Segundo o editor Haroldo Ceravolo Sereza, ex-presidente da
Liga Brasileira de Editoras (Libre), as crises das livrarias Cultura e Saraiva
têm motivações distintas e a presença da Amazon no Brasil apenas intensificou
um problema que vinha de antes. “No caso da Cultura, o crescimento com recursos
do BNDES foi feito sem um projeto claro de rede, ao sabor do vento”, analisa.
Sereza, dono da Alameda Editorial, vê um problema de fundo político nas crises.

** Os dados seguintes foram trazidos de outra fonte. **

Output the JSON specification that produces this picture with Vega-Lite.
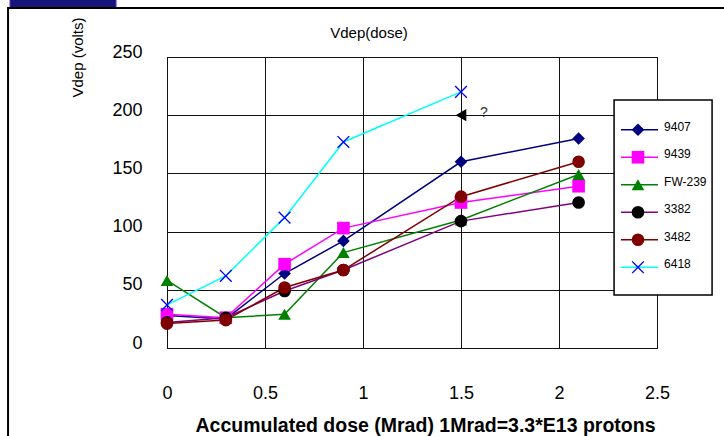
{
  "$schema": "https://vega.github.io/schema/vega-lite/v6.json",
  "width": 490,
  "height": 291,
  "autosize": {"type": "none"},
  "padding": {"left": 167, "top": 57, "right": 67, "bottom": 88},
  "background": "white",
  "config": {
    "font": "Liberation Sans",
    "view": {"stroke": "black", "strokeWidth": 1}
  },
  "title": {
    "text": "Vdep(dose)",
    "font": "Liberation Sans",
    "fontSize": 15,
    "fontWeight": "normal",
    "color": "black",
    "anchor": "middle",
    "frame": "group",
    "baseline": "alphabetic",
    "offset": 19,
    "dx": -43,
    "dy": 74
  },
  "datasets": {
    "vdep": [
      {"series": "9407", "dose": 0, "v": 28},
      {"series": "9407", "dose": 0.3, "v": 25},
      {"series": "9407", "dose": 0.6, "v": 64},
      {"series": "9407", "dose": 0.9, "v": 92},
      {"series": "9407", "dose": 1.5, "v": 160},
      {"series": "9407", "dose": 2.1, "v": 180},
      {"series": "9439", "dose": 0, "v": 29},
      {"series": "9439", "dose": 0.3, "v": 26},
      {"series": "9439", "dose": 0.6, "v": 72},
      {"series": "9439", "dose": 0.9, "v": 103},
      {"series": "9439", "dose": 1.5, "v": 125},
      {"series": "9439", "dose": 2.1, "v": 139},
      {"series": "FW-239", "dose": 0, "v": 58},
      {"series": "FW-239", "dose": 0.3, "v": 26},
      {"series": "FW-239", "dose": 0.6, "v": 29},
      {"series": "FW-239", "dose": 0.9, "v": 82},
      {"series": "FW-239", "dose": 1.5, "v": 110},
      {"series": "FW-239", "dose": 2.1, "v": 149},
      {"series": "3382", "dose": 0, "v": 22},
      {"series": "3382", "dose": 0.3, "v": 26},
      {"series": "3382", "dose": 0.6, "v": 49},
      {"series": "3382", "dose": 0.9, "v": 67},
      {"series": "3382", "dose": 1.5, "v": 109},
      {"series": "3382", "dose": 2.1, "v": 125},
      {"series": "3482", "dose": 0, "v": 21},
      {"series": "3482", "dose": 0.3, "v": 24},
      {"series": "3482", "dose": 0.6, "v": 52},
      {"series": "3482", "dose": 0.9, "v": 67},
      {"series": "3482", "dose": 1.5, "v": 130},
      {"series": "3482", "dose": 2.1, "v": 160},
      {"series": "6418", "dose": 0, "v": 37},
      {"series": "6418", "dose": 0.3, "v": 62},
      {"series": "6418", "dose": 0.6, "v": 112},
      {"series": "6418", "dose": 0.9, "v": 177},
      {"series": "6418", "dose": 1.5, "v": 220}
    ],
    "note": [{"dose": 1.5, "v": 200, "label": "?"}],
    "legend": [
      {"series": "9407"},
      {"series": "9439"},
      {"series": "FW-239"},
      {"series": "3382"},
      {"series": "3482"},
      {"series": "6418"}
    ]
  },
  "layer": [
    {
      "layer": [
        {
          "data": {"values": [{"part": "logo"}]},
          "mark": {"type": "rect", "fill": "#16167a", "stroke": "#6a2cc8", "strokeWidth": 1},
          "encoding": {
            "x": {"datum": -0.801},
            "x2": {"datum": -0.26},
            "y": {"datum": 300},
            "y2": {"datum": 292.1}
          }
        },
        {
          "data": {"values": [{"part": "frame"}]},
          "mark": {"type": "rect", "filled": false, "stroke": "black", "strokeWidth": 2},
          "encoding": {
            "x": {"datum": -0.811},
            "x2": {"datum": 3.2},
            "y": {"datum": 292.1},
            "y2": {"datum": -85}
          }
        },
        {
          "data": {"values": [{"part": "legend box"}]},
          "mark": {"type": "rect", "fill": "white", "stroke": "black", "strokeWidth": 1.5},
          "encoding": {
            "x": {"datum": 2.281},
            "x2": {"datum": 2.781},
            "y": {"datum": 213.1},
            "y2": {"datum": 45.5}
          }
        },
        {
          "encoding": {
            "x": {
              "field": "dose",
              "type": "quantitative",
              "scale": {"domain": [0, 2.5], "nice": false, "zero": false},
              "axis": {
                "orient": "bottom",
                "values": [0, 0.5, 1, 1.5, 2, 2.5],
                "format": "~g",
                "labelFlush": false,
                "labelOverlap": false,
                "ticks": false,
                "tickSize": 0,
                "domain": false,
                "grid": true,
                "gridColor": "#111111",
                "gridWidth": 1,
                "labelFont": "Liberation Sans",
                "labelFontSize": 18,
                "labelColor": "black",
                "labelBaseline": "alphabetic",
                "labelPadding": 50,
                "title": "Accumulated dose (Mrad) 1Mrad=3.3*E13 protons",
                "titleFont": "Liberation Sans",
                "titleFontSize": 19.5,
                "titleFontWeight": "bold",
                "titleColor": "black",
                "titleAlign": "center",
                "titleBaseline": "alphabetic",
                "titleX": 258,
                "titleY": 83
              }
            },
            "y": {
              "field": "v",
              "type": "quantitative",
              "scale": {"domain": [0, 250], "nice": false, "zero": false},
              "axis": {
                "values": [0, 50, 100, 150, 200, 250],
                "format": "d",
                "grid": true,
                "gridColor": "#111111",
                "gridWidth": 1,
                "domain": false,
                "ticks": false,
                "tickSize": 0,
                "labelFont": "Liberation Sans",
                "labelFontSize": 18,
                "labelColor": "black",
                "labelPadding": 25,
                "labelOffset": -5,
                "title": "Vdep (volts)",
                "titleFont": "Liberation Sans",
                "titleFontSize": 15,
                "titleFontWeight": "normal",
                "titleColor": "black",
                "titleAngle": -90,
                "titleAlign": "center",
                "titleBaseline": "middle",
                "titleX": -90,
                "titleY": 0
              }
            }
          },
          "layer": [
            {
              "data": {"name": "vdep"},
              "mark": {"type": "line", "strokeWidth": 1.5},
              "encoding": {
                "stroke": {
                  "field": "series",
                  "type": "nominal",
                  "scale": {
                    "domain": ["9407", "9439", "FW-239", "3382", "3482", "6418"],
                    "range": ["#000080", "#ff00ff", "#008000", "#800080", "#800000", "#00ffff"]
                  },
                  "legend": null
                }
              }
            },
            {
              "data": {"name": "vdep"},
              "mark": {"type": "point", "filled": true, "opacity": 1, "size": 160},
              "encoding": {
                "fill": {
                  "field": "series",
                  "type": "nominal",
                  "scale": {
                    "domain": ["9407", "9439", "FW-239", "3382", "3482", "6418"],
                    "range": ["#000080", "#ff00ff", "#008000", "#000000", "#800000", "#0000ff"]
                  },
                  "legend": null
                },
                "shape": {
                  "field": "series",
                  "type": "nominal",
                  "scale": {
                    "domain": ["9407", "9439", "FW-239", "3382", "3482", "6418"],
                    "range": ["diamond", "square", "triangle-up", "circle", "circle", "M-0.85,-1L0,-0.15L0.85,-1L1,-0.85L0.15,0L1,0.85L0.85,1L0,0.15L-0.85,1L-1,0.85L-0.15,0L-1,-0.85Z"]
                  },
                  "legend": null
                }
              }
            },
            {
              "data": {"name": "note"},
              "mark": {"type": "point", "filled": true, "shape": "triangle-left", "size": 150, "color": "black", "opacity": 1}
            },
            {
              "data": {"name": "note"},
              "mark": {"type": "text", "dx": 23, "dy": -2, "fontSize": 14, "font": "Liberation Sans", "color": "#333333"},
              "encoding": {"text": {"field": "label"}}
            }
          ]
        }
      ]
    },
    {
      "data": {"name": "legend"},
      "encoding": {
        "y": {
          "field": "series",
          "type": "nominal",
          "scale": {
            "type": "point",
            "domain": ["9407", "9439", "FW-239", "3382", "3482", "6418"],
            "range": [59, 224]
          },
          "axis": null
        }
      },
      "layer": [
        {
          "mark": {"type": "rule", "strokeWidth": 1.5},
          "encoding": {
            "x": {"datum": 2.316},
            "x2": {"datum": 2.505},
            "stroke": {"field": "series", "type": "nominal", "legend": null}
          }
        },
        {
          "mark": {"type": "point", "filled": true, "opacity": 1, "size": 160},
          "encoding": {
            "x": {"datum": 2.403},
            "fill": {"field": "series", "type": "nominal", "legend": null},
            "shape": {"field": "series", "type": "nominal", "legend": null}
          }
        },
        {
          "mark": {"type": "text", "align": "left", "baseline": "alphabetic", "dy": 1, "fontSize": 12, "font": "Liberation Sans", "color": "black"},
          "encoding": {
            "x": {"datum": 2.536},
            "text": {"field": "series"}
          }
        }
      ]
    }
  ],
  "resolve": {"scale": {"y": "independent"}, "axis": {"y": "independent"}}
}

“A rede Cultura esvaziou-se de um projeto cultural, que era seu principal
alicerce. Para completar, embarcou de cabeça num projeto político autoritário e
antipopular, o que hoje, no Brasil, significa ser anticultural: vivemos um boom
de produção e consumo intelectual por negros e mulheres, apenas para citar as
duas ‘minorias’ mais representativas socialmente.”
Portanto, por sua histórica ligação com a intelectualidade
(foi fundada por Eva Herz em 1947), a Cultura deveria ter sido fiel a esse tipo
de produção e seguido sua vocação humanística.
Na avaliação de Sereza, a crise tem múltiplos fatores, como
a redução do preço médio dos livros nos últimos anos, o que os grandes players
não administraram bem. A recuperação judicial da Book Partners, em abril deste
ano, seria também resultado dessa disfunção do mercado editorial.
“Além da redução do preço médio do livro, a cadeia adotou
políticas de investimento em marketing que jogaram para fora do setor muito
dinheiro.”
Em meio a esse quadro, há movimentos que podem ser
considerados até surpreendentes. Na terça-feira 30, a companhia Penguin Random
House, maior grupo editorial do mundo, comprou mais 25% da editora brasileira
Companhia das Letras, assumindo seu controle total com 70% das ações.
A Random House, Inc. é uma das principais editoras em língua
inglesa do mundo. “O cenário em que estamos no momento seria ideal para eles
adiarem mais uma vez”, disse Luiz Schwarcz, presidente da Companhia das Letras.
“No entanto, foi exatamente o contrário. Na avaliação deles, essa crise é
passageira e o mercado editorial voltará a se desenvolver”, afirmou.